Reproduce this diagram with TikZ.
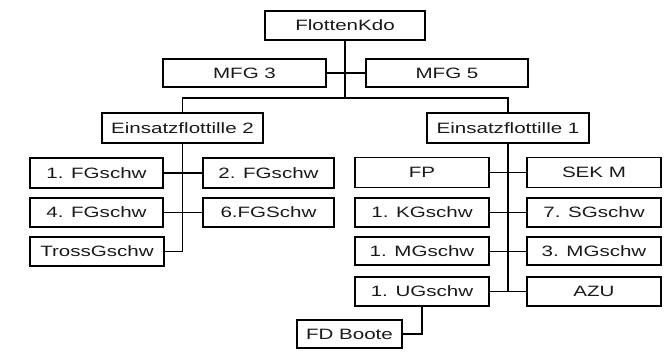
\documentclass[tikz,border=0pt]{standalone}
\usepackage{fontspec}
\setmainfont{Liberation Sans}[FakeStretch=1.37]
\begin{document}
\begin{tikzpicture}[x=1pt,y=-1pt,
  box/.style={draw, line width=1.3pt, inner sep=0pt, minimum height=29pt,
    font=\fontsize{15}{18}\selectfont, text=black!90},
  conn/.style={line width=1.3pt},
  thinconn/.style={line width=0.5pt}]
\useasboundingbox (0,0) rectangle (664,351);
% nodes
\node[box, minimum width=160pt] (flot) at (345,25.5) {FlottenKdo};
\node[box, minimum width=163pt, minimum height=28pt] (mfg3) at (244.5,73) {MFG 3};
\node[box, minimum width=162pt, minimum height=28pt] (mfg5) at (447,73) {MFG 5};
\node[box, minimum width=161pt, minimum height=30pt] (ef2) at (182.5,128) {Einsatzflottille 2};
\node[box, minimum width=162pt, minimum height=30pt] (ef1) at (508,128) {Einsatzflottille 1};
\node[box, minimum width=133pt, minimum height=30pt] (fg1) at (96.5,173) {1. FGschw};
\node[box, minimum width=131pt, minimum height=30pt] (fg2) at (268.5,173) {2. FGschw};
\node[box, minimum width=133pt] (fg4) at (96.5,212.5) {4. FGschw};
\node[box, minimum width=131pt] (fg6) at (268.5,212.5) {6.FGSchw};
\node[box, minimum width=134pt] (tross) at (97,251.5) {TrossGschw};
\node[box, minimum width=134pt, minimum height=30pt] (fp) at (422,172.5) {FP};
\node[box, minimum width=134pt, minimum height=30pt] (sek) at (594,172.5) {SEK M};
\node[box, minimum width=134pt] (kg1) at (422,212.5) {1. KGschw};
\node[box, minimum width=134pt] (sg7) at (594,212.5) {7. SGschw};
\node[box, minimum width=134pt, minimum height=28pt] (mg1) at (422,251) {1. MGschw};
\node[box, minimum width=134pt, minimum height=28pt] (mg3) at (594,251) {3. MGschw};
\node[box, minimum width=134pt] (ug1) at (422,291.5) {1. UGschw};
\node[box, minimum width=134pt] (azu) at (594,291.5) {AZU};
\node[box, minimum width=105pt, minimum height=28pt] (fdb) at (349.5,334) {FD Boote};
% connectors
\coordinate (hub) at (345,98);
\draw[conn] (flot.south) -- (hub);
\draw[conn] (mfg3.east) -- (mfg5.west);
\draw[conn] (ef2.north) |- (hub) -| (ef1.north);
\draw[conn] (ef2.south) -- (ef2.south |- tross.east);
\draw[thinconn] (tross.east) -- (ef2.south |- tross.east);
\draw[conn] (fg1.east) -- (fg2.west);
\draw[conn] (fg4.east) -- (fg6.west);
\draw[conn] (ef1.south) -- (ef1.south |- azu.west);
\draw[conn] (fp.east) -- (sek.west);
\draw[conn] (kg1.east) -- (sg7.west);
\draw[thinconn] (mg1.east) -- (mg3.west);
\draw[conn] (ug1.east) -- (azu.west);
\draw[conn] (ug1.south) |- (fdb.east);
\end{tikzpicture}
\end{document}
══════
### WHAT TO PRODUCE
Write out the data precisely as given, excluding the pictures.

### EXERCISE RESULT
Reproduce this diagram with TikZ.
\documentclass[tikz,border=0pt]{standalone}
\usepackage{fontspec}
\setmainfont{Liberation Sans}[FakeStretch=1.37]
\begin{document}
\begin{tikzpicture}[x=1pt,y=-1pt,
  box/.style={draw, line width=1.3pt, inner sep=0pt, minimum height=29pt,
    font=\fontsize{15}{18}\selectfont, text=black!90},
  conn/.style={line width=1.3pt},
  thinconn/.style={line width=0.5pt}]
\useasboundingbox (0,0) rectangle (664,351);
% nodes
\node[box, minimum width=160pt] (flot) at (345,25.5) {FlottenKdo};
\node[box, minimum width=163pt, minimum height=28pt] (mfg3) at (244.5,73) {MFG 3};
\node[box, minimum width=162pt, minimum height=28pt] (mfg5) at (447,73) {MFG 5};
\node[box, minimum width=161pt, minimum height=30pt] (ef2) at (182.5,128) {Einsatzflottille 2};
\node[box, minimum width=162pt, minimum height=30pt] (ef1) at (508,128) {Einsatzflottille 1};
\node[box, minimum width=133pt, minimum height=30pt] (fg1) at (96.5,173) {1. FGschw};
\node[box, minimum width=131pt, minimum height=30pt] (fg2) at (268.5,173) {2. FGschw};
\node[box, minimum width=133pt] (fg4) at (96.5,212.5) {4. FGschw};
\node[box, minimum width=131pt] (fg6) at (268.5,212.5) {6.FGSchw};
\node[box, minimum width=134pt] (tross) at (97,251.5) {TrossGschw};
\node[box, minimum width=134pt, minimum height=30pt] (fp) at (422,172.5) {FP};
\node[box, minimum width=134pt, minimum height=30pt] (sek) at (594,172.5) {SEK M};
\node[box, minimum width=134pt] (kg1) at (422,212.5) {1. KGschw};
\node[box, minimum width=134pt] (sg7) at (594,212.5) {7. SGschw};
\node[box, minimum width=134pt, minimum height=28pt] (mg1) at (422,251) {1. MGschw};
\node[box, minimum width=134pt, minimum height=28pt] (mg3) at (594,251) {3. MGschw};
\node[box, minimum width=134pt] (ug1) at (422,291.5) {1. UGschw};
\node[box, minimum width=134pt] (azu) at (594,291.5) {AZU};
\node[box, minimum width=105pt, minimum height=28pt] (fdb) at (349.5,334) {FD Boote};
% connectors
\coordinate (hub) at (345,98);
\draw[conn] (flot.south) -- (hub);
\draw[conn] (mfg3.east) -- (mfg5.west);
\draw[conn] (ef2.north) |- (hub) -| (ef1.north);
\draw[conn] (ef2.south) -- (ef2.south |- tross.east);
\draw[thinconn] (tross.east) -- (ef2.south |- tross.east);
\draw[conn] (fg1.east) -- (fg2.west);
\draw[conn] (fg4.east) -- (fg6.west);
\draw[conn] (ef1.south) -- (ef1.south |- azu.west);
\draw[conn] (fp.east) -- (sek.west);
\draw[conn] (kg1.east) -- (sg7.west);
\draw[thinconn] (mg1.east) -- (mg3.west);
\draw[conn] (ug1.east) -- (azu.west);
\draw[conn] (ug1.south) |- (fdb.east);
\end{tikzpicture}
\end{document}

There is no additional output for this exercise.